Post #236 – Memoir Writing Tips – Matilda Butler
More Memoir Insights from Nora Ephron
I’ve long admired Nora Ephron. Her screenwriting talents were impressive. One year ago today, Valentine’s Day, my partner and I watched three favorite films that showcase her writing prowess (and just happen to be romantic) — When Harry Met Sally, You’ve Got Mail, and Sleepless in Seattle. A fun day.
I recently learned more about Nora Ephron’s early writing experiences from Chip and Dan Heath’s 2007 book Made to Stick: Why Some Ideas Survive and Others Die. The authors interviewed Ephron and she recalled for them the first day of her high school journalism class when the teacher gave the students their assignment. They were to write the first sentence of a newspaper story — the sentence called the lead (AKA lede) — that all-important beginning. The teacher provided the necessary facts:
“Kenneth L. Peters, the principal of Beverly Hills High School, announced today that the entire high school faculty will travel to Sacramento next Thursday for a colloquium in new teaching methods. Among the speakers will be anthropologist Margaret Mead, college president Dr. Robert Maynard Hutchins, and California governor Edmund ‘Pat’ Brown.”

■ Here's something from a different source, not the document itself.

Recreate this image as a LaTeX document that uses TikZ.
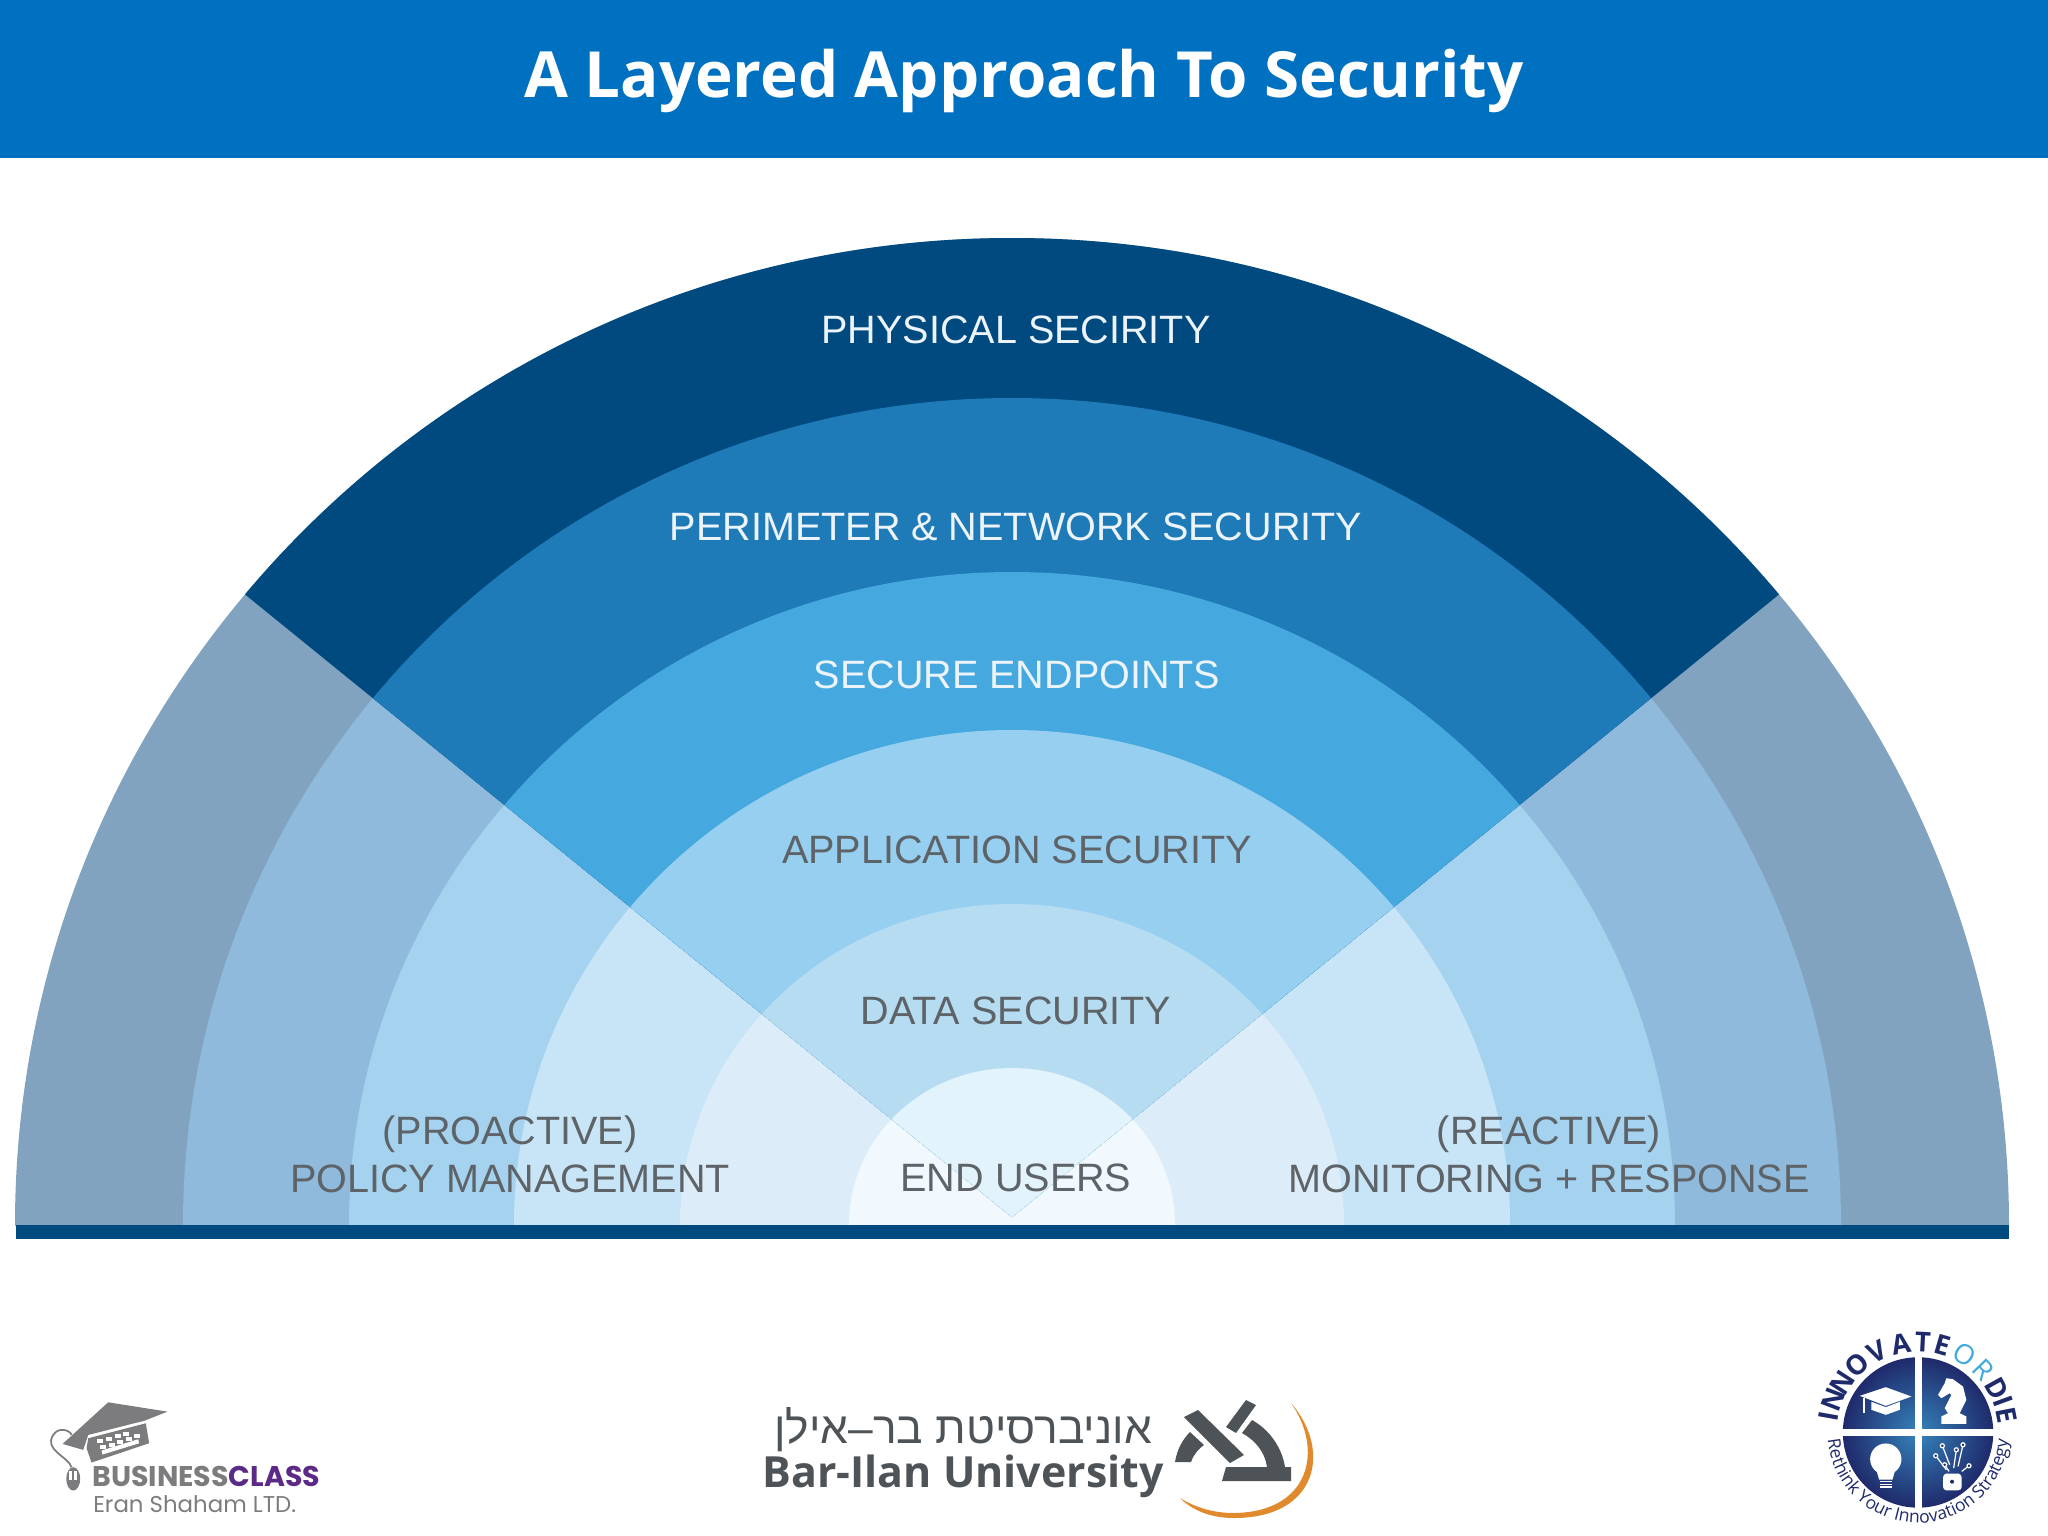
\documentclass[tikz,border=0pt]{standalone}
\usepackage{fontspec}
\setmainfont{Liberation Sans}
\newfontfamily\titlefont{Open Sans}
\newfontfamily\logofont{Open Sans}
\newfontfamily\classfont{Poppins}
\newfontfamily\hebfont[Script=Hebrew]{Liberation Sans}
\TeXXeTstate=1
\usetikzlibrary{positioning,calc,decorations.text}
\definecolor{barblue}{HTML}{0070C0}
\definecolor{basebar}{HTML}{004A80}
\definecolor{textgrey}{HTML}{5E6368}
\definecolor{textwhite}{HTML}{ECF4FA}
\definecolor{sideA}{HTML}{81A3BF}
\definecolor{sideB}{HTML}{8FBADB}
\definecolor{sideC}{HTML}{A5D3EF}
\definecolor{sideD}{HTML}{C8E5F7}
\definecolor{sideE}{HTML}{DCEDF9}
\definecolor{sideF}{HTML}{F1F9FE}
\definecolor{topA}{HTML}{004A80}
\definecolor{topB}{HTML}{1F7AB8}
\definecolor{topC}{HTML}{45A8DE}
\definecolor{topD}{HTML}{97CFF0}
\definecolor{topE}{HTML}{B6DCF2}
\definecolor{topF}{HTML}{E2F3FC}
\definecolor{logonavy}{HTML}{1F2A6B}
\definecolor{logosky}{HTML}{3FA9DC}
\definecolor{logogrey}{HTML}{4E5357}
\definecolor{logoorange}{HTML}{E08A2E}
\definecolor{classgrey}{HTML}{7C7C7E}
\definecolor{classpurple}{HTML}{5B2A86}
\tikzset{
  ringlabel/.style={font=\fontsize{11.25}{13.7}\selectfont,text=textgrey,align=center,inner sep=0pt},
  toplabel/.style={ringlabel,text=textwhite},
  logoletter/.style={font=\logofont\bfseries\fontsize{7.8}{9}\selectfont,text=logonavy,inner sep=0pt},
}
\begin{document}
\begin{tikzpicture}[x=0.01cm,y=-0.01cm]
\useasboundingbox (0,0) rectangle (2048,1536);
\fill[barblue] (0,0) rectangle (2048,158);
\node[font=\titlefont\bfseries\fontsize{18.1}{22}\selectfont,text=white] (title) at (1024,81) {A Layered Approach To Security};
\coordinate (hub) at (1012,1225);
\begin{scope}
\clip (0,160) rectangle (2048,1225);
\foreach \rx/\ry/\shade in {997/987/sideA,829/827/sideB,663/653/sideC,498/495/sideD,332/321/sideE,163/157/sideF}
  \fill[\shade] (hub) ellipse [x radius=\rx,y radius=\ry];
\clip (1012,1217) -- (19,411) -- (19,100) -- (2005,100) -- (2005,411) -- cycle;
\foreach \rx/\ry/\shade in {997/987/topA,829/827/topB,663/653/topC,498/495/topD,332/321/topE,163/157/topF}
  \fill[\shade] (hub) ellipse [x radius=\rx,y radius=\ry];
\end{scope}
\fill[basebar] (16,1225) rectangle (2009,1239);
\node[toplabel] (physical) at (1016,330) {PHYSICAL SECIRITY};
\node[toplabel] (perimeter) at (1016,527) {PERIMETER \& NETWORK SECURITY};
\node[toplabel] (endpoints) at (1017,675) {SECURE ENDPOINTS};
\node[ringlabel] (application) at (1017,850) {APPLICATION SECURITY};
\node[ringlabel] (data) at (1016,1011) {DATA SECURITY};
\node[ringlabel] (users) at (1016,1178) {END USERS};
\node[ringlabel] (policy) at (510,1154) {(PROACTIVE)\\POLICY MANAGEMENT};
\node[ringlabel] (monitoring) at (1549,1154) {(REACTIVE)\\MONITORING + RESPONSE};

\begin{scope}[shift={(20,1380)},x=0.00333cm,y=-0.00333cm]
\fill[classgrey] (128,192) -- (265,67) -- (443,95) -- (375,122) -- (205,165) -- (190,210) -- cycle;
\fill[classgrey] (200,205) -- (205,175) -- (378,130) -- (388,190) -- (215,248) -- cycle;
\foreach \kx/\ky in {232/178,258/170,284/162,310/155,240/196,266/188,292/180,318/172,344/163}
  \fill[white] (\kx,\ky) rectangle +(18,12);
\fill[white] (245,212) -- (355,178) -- (358,190) -- (248,224) -- cycle;
\draw[classgrey,line width=0.5pt] (155,262) .. controls (145,230) and (70,210) .. (100,165) .. controls (115,140) and (150,150) .. (155,165);
\fill[classgrey] (160,297) ellipse [x radius=21,y radius=35];
\fill[white] (148,272) rectangle (172,300);
\fill[classgrey] (157,272) rectangle (163,300);
\node[font=\classfont\bfseries\fontsize{8.1}{9}\selectfont,text=classgrey,anchor=base west,inner sep=0pt] (business) at (215,320) {BUSINESS\textcolor{classpurple}{CLASS}};
\node[font=\classfont\fontsize{6.5}{8}\selectfont,text=classgrey,anchor=base west,inner sep=0pt] (eran) at (218,397) {Eran Shaham LTD.};
\end{scope}

\node[font=\hebfont\fontsize{12.6}{15}\selectfont,text=logogrey,anchor=base,inner sep=0pt] (hebrew) at (963,1443) {\beginR אוניברסיטת בר–אילן\endR};
\node[font=\logofont\bfseries\fontsize{12.2}{15}\selectfont,text=logogrey,anchor=base,inner sep=0pt] (barilan) at (963,1487) {Bar-Ilan University};
\fill[logogrey] (1184,1417) -- (1198,1410) -- (1244,1455) -- (1230,1463) -- cycle;
\fill[logogrey] (1226,1427) -- (1246,1400) -- (1256,1405) -- (1236,1433) -- cycle;
\fill[logogrey] (1175,1462) .. controls (1177,1450) and (1182,1440) .. (1190,1432) -- (1204,1445) .. controls (1197,1450) and (1193,1456) .. (1191,1462) -- cycle;
\fill[logogrey] (1222,1481) -- (1226,1467) -- (1267,1467) .. controls (1265,1452) and (1255,1440) .. (1242,1433) -- (1252,1420) .. controls (1270,1430) and (1282,1448) .. (1285,1467) -- (1291,1467) -- (1291,1481) -- cycle;
\fill[logoorange] (1291,1403) .. controls (1332,1450) and (1318,1518) .. (1234,1518) .. controls (1210,1518) and (1192,1510) .. (1180,1498) .. controls (1195,1507) and (1212,1513) .. (1234,1513) .. controls (1310,1512) and (1324,1450) .. (1291,1403) -- cycle;

\begin{scope}[shift={(1750,1300)},x=0.00333cm,y=-0.00333cm]
\coordinate (badge) at (505,398);
\shade[inner color=logosky!70!logonavy,outer color=logonavy] (badge) circle (226);
\fill[white] (496,150) rectangle (516,650);
\fill[white] (250,389) rectangle (760,409);
\fill[white] (330,288) -- (408,262) -- (485,290) -- (408,318) -- cycle;
\fill[white] (365,306) -- (408,322) -- (450,306) -- (450,330) -- (408,345) -- (365,330) -- cycle;
\draw[white,line width=0.4pt] (343,295) -- (343,340);
\fill[white] (575,372) -- (650,372) -- (650,350) -- (630,340) -- (650,300) -- (640,260) -- (610,238) -- (590,235) -- (585,250) -- (565,285) -- (575,295) -- (600,280) -- (605,285) -- (585,325) -- (595,340) -- (575,350) -- cycle;
\fill[white] (408,478) circle (47);
\fill[white] (378,505) -- (438,505) -- (428,540) -- (388,540) -- cycle;
\foreach \sy in {546,554,562}
  \draw[white,line width=0.4pt] (390,\sy) -- (426,\sy);
\fill[white,rounded corners=1pt] (580,522) rectangle (636,572);
\draw[white,line width=0.6pt] (590,522) arc (180:0:18);
\fill[logonavy] (607,546) circle (6);
\foreach \lx/\ly/\ex/\ey in {578/438/600/495,640/435/625/500,620/450/612/505,558/468/590/510,658/498/636/515,585/495/598/515}{
  \draw[white,line width=0.35pt] (\lx,\ly) -- (\ex,\ey);
  \draw[white,line width=0.35pt,fill=logonavy] (\lx,\ly) circle (6);
}
\foreach \ch/\ang [count=\i] in {I/170,N/159,N/147,O/132,V/117,A/101,T/87,E/74,D/29,I/20,E/11}
  \node[logoletter,rotate=\ang-90] (letter\i) at ($(badge)+(-\ang:272)$) {\ch};
\node[logoletter,rotate=-31,text=logosky,font=\logofont\fontsize{7.8}{9}\selectfont] (letterO) at ($(badge)+(-59:272)$) {O};
\node[logoletter,rotate=-46,text=logosky,font=\logofont\fontsize{7.8}{9}\selectfont] (letterR) at ($(badge)+(-44:272)$) {R};
\path[decorate,decoration={text along path,text={|\logofont\fontsize{5}{6}\selectfont\color{logonavy}|Rethink Your Innovation Strategy},text align=center}] ($(badge)+(190:272)$) arc (190:-10:272);
\end{scope}
\end{tikzpicture}
\end{document}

The students began to write the first lead in what many hoped would be a successful career in journalism. The authors say that Ephron and all her fellow students began to pound away on their manual typewriters reordering and condensing the facts into a single sentence: “Governor Pat Brown, Margaret Mead, and Robert Maynard Hutchins will address the Beverly Hills High School faculty Thursday in Sacramento…blah, blah, blah.”
Nora Ephron continued her story saying that the teacher picked up all the pieces of paper and scanned them before tossing them aside. He looked at the students and said, “The lead to the story is ‘There will be no school next Thursday.’”
I immediately saw how the teacher had moved the students away from just the “factual story” to the “readers of the story.” In other words, what in the story mattered to the reader.
Ephron went on, “It was a breathtaking moment. In that instant I realized that journalism was not just about regurgitating the facts but about figuring out the point. It wasn’t enough to know the who, what, when, and where; you had to understand what it meant. And why it mattered.”
Here’s Your Memoir Takeaway
When you write, think about your readers…the meaning of your story for your readers. Consider your story from their perspective. True, the memoir is about you, but it needs to be told with the perspective of your reader in mind.
Now, go back and read the first sentence in your memoir. Can you improve it? Then go to the first sentence, the lead, of each chapter. Imagine you are a reader rather than the writer. Does the sentence engage you and provide you with meaning?